United Negro College Fund:
Black parents do not care enough or are too lazy to send their kids to college.

Miss Black America:
Black women can not compete head to head with other races?

These are examples of oganizations desguised as knights in shining armor, there to protect, uphold, right some wrong or make up for lack in the lives of Black people but to me, these are nothing less than a means of achieving and maintaining power for a select few purchased with pain and continued suffering by the many.
There should be another race riot, the one where black people realized they have been duped by some of their own for generations. Perhaps if there were less greedy assholes telling them how bad it is they would realize that it is not all that bad after all, maybe they would step back into mainstream society and live normal lives and act like us everyday schmucks. Perhaps if they were not stripped of their pride by years of spoon fed entitlements and lies they would rediscover their pride and become proud parents.

These people are not victims, stop treating them as though they are moronic shuffle butts stinging from the white mans whip, lest we forget that slavery began with the sale of men captured during tribal wars to european traders, in other words it was a two way street, Open slavery ended long ago but you continue to enslave your people by hanging chains of misery about their necks, you promise hope but deliver despair and rage. Stop targeting your own race with phony concern while you hand out excuses to fail! it's shameful to offer help that does little else than screem silent volumes proclaiming the shortcommings, motivational and intelectual lack amongst your own people.

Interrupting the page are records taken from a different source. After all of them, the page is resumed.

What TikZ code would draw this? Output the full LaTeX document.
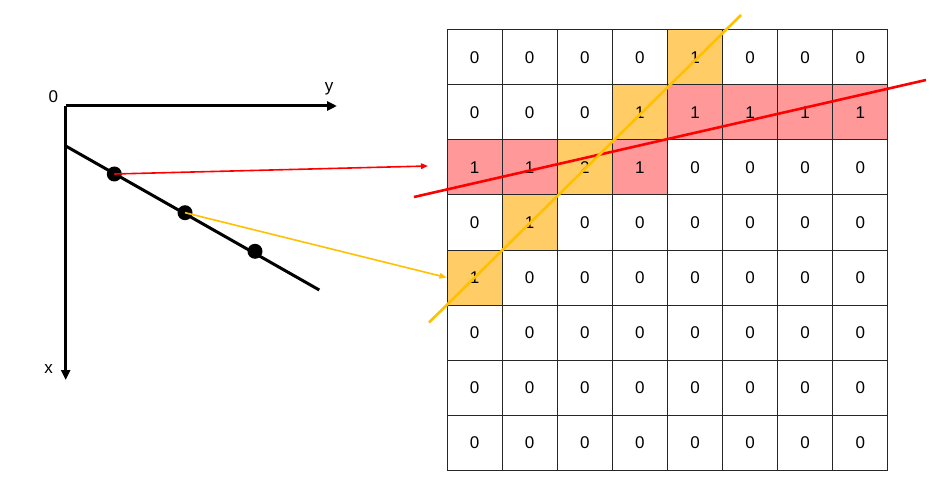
\documentclass[tikz,border=0pt]{standalone}
\usepackage{fontspec}
\setmainfont{Liberation Sans}
\usetikzlibrary{arrows.meta}
\definecolor{cellred}{HTML}{FF9999}
\definecolor{cellyel}{HTML}{FFCC66}
\definecolor{lineyel}{HTML}{FFC000}
\begin{document}
\begin{tikzpicture}[x=1pt,y=-1pt,
  cell/.style={draw=black!85, line width=1pt, minimum width=55.1pt, minimum height=55pt,
    inner sep=0pt, font=\fontsize{17}{20}\selectfont},
  lbl/.style={font=\fontsize{17}{20}\selectfont, inner sep=0pt},
  axis/.style={line width=3pt, -{Triangle[length=10pt,width=9pt]}},
  dot/.style={circle, fill=black, minimum size=15pt, inner sep=0pt},
  thinred/.style={red, line width=1.6pt, -{Triangle[length=7pt,width=5.5pt]}},
  thinyel/.style={lineyel, line width=1.6pt, -{Triangle[length=7pt,width=5.5pt]}},
  bigline/.style={line width=2.6pt}]
\useasboundingbox (0,0) rectangle (943,500);
\fill[white] (0,0) rectangle (943,500);
% grid
\foreach \r/\row in {
  0/{0/white,0/white,0/white,0/white,1/cellyel,0/white,0/white,0/white},
  1/{0/white,0/white,0/white,1/cellyel,1/cellred,1/cellred,1/cellred,1/cellred},
  2/{1/cellred,1/cellred,2/cellyel,1/cellred,0/white,0/white,0/white,0/white},
  3/{0/white,1/cellyel,0/white,0/white,0/white,0/white,0/white,0/white},
  4/{1/cellyel,0/white,0/white,0/white,0/white,0/white,0/white,0/white},
  5/{0/white,0/white,0/white,0/white,0/white,0/white,0/white,0/white},
  6/{0/white,0/white,0/white,0/white,0/white,0/white,0/white,0/white},
  7/{0/white,0/white,0/white,0/white,0/white,0/white,0/white,0/white}}{
  \foreach[count=\c from 0] \v/\f in \row {
    \node[cell, fill=\f] (c\r\c) at (474.6+\c*55.1, 57.5+\r*55) {\v};
  }
}
% lines through grid
\coordinate (ra) at (414,197);
\coordinate (rb) at (926,80);
\coordinate (ya) at (741,15);
\coordinate (yb) at (429,322.5);
\draw[bigline, red] (ra) -- (rb);
\draw[bigline, lineyel] (ya) -- (yb);
% axes
\coordinate (o) at (65.7,106);
\coordinate (ytip) at (337,106);
\coordinate (xtip) at (65.7,380);
\draw[axis] (o) -- (ytip);
\draw[axis] (o) -- (xtip);
\node[lbl] (l0) at (53.3,97) {0};
\node[lbl] (ly) at (329,89) {y};
\node[lbl] (lx) at (48.5,369) {x};
% black line with dots
\coordinate (la) at (65.7,146);
\coordinate (lb) at (319.3,290);
\draw[line width=3pt] (la) -- (lb);
\node[dot] (d1) at (114.3,174) {};
\node[dot] (d2) at (185,212.7) {};
\node[dot] (d3) at (255,251.3) {};
% arrows
\coordinate (rtip) at (428,166);
\draw[thinred] (d1.center) -- (rtip);
\draw[thinyel] (d2.center) -- (c40.west);
\end{tikzpicture}
\end{document}
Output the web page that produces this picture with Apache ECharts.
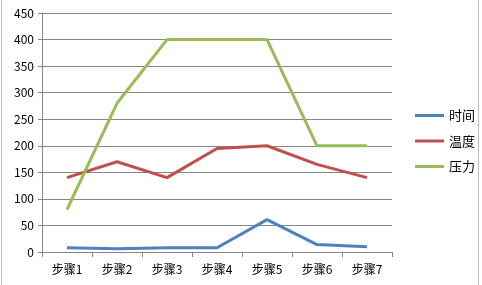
<!DOCTYPE html>
<html><head><meta charset="utf-8">
<script src="https://cdn.jsdelivr.net/npm/echarts@6/dist/echarts.min.js"></script>
<style>html,body{margin:0;padding:0;background:#fff}#c{width:482px;height:285px}</style>
</head><body><div id="c"></div>
<script>
var categories = ['步骤1','步骤2','步骤3','步骤4','步骤5','步骤6','步骤7'];
var seriesNames = ['时间','温度','压力'];
var timeVals = [8, 6, 8, 8, 61, 14, 10];
var tempVals = [140, 170, 140, 195, 200, 165, 140];
var pressVals = [80, 280, 400, 400, 400, 200, 200];
var colors = ['#4F81BD','#C0504D','#9BBB59'];
var chart = echarts.init(document.getElementById('c'));
var font = '"Noto Sans CJK SC", "Liberation Sans", sans-serif';
function s(name, data, c){ return {name:name, type:'line', data:data, symbol:'none', lineStyle:{width:3, color:c}, itemStyle:{color:c}}; }
chart.setOption({
  animation:false,
  color: colors,
  graphic:[{type:'rect', shape:{x:1.5,y:-2,width:477,height:290}, style:{fill:'none', stroke:'#bfbfbf', lineWidth:1}, silent:true}],
  grid:{left:42, right:90, top:13, bottom:33},
  legend:{orient:'vertical', left:410, top:104, itemWidth:29, itemHeight:3, itemGap:12.5,
    icon:'rect',
    textStyle:{fontFamily:font, fontSize:13, color:'#000'}, data:seriesNames},
  xAxis:{type:'category', data:categories, boundaryGap:true,
    axisLine:{lineStyle:{color:'#868686', width:1}},
    axisTick:{show:true, length:5, lineStyle:{color:'#868686'}},
    axisLabel:{fontFamily:font, fontSize:12, color:'#000', margin:11}},
  yAxis:{type:'value', min:0, max:450, interval:50,
    axisLine:{show:true, lineStyle:{color:'#868686'}},
    axisTick:{show:true, length:4, lineStyle:{color:'#868686'}},
    splitLine:{lineStyle:{color:'#868686'}},
    axisLabel:{fontFamily:font, fontSize:12, color:'#000', margin:8}},
  series:[s(seriesNames[0], timeVals, colors[0]), s(seriesNames[1], tempVals, colors[1]), s(seriesNames[2], pressVals, colors[2])]
});
</script></body></html>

If Operation Caucasion came knocking on my door I would be pissed and offended, I don't need your help to succeed.
For too many years the black community has tolerated the pandering of such greedy evil doers. Dr. Martin Luther King got it right and was killed for it, he did not beleive in handing out fish, he taught people to fish! He did not subscribe to hands out but hands up.
Have you ever wondered why a sniper chose to perch across that alley knowing it would require the oft chance Dr. King would step out there. Who was with him that day, who among those led him out to that balcony? In the years since who has became wealthy and powerful? Makes you wonder does it not?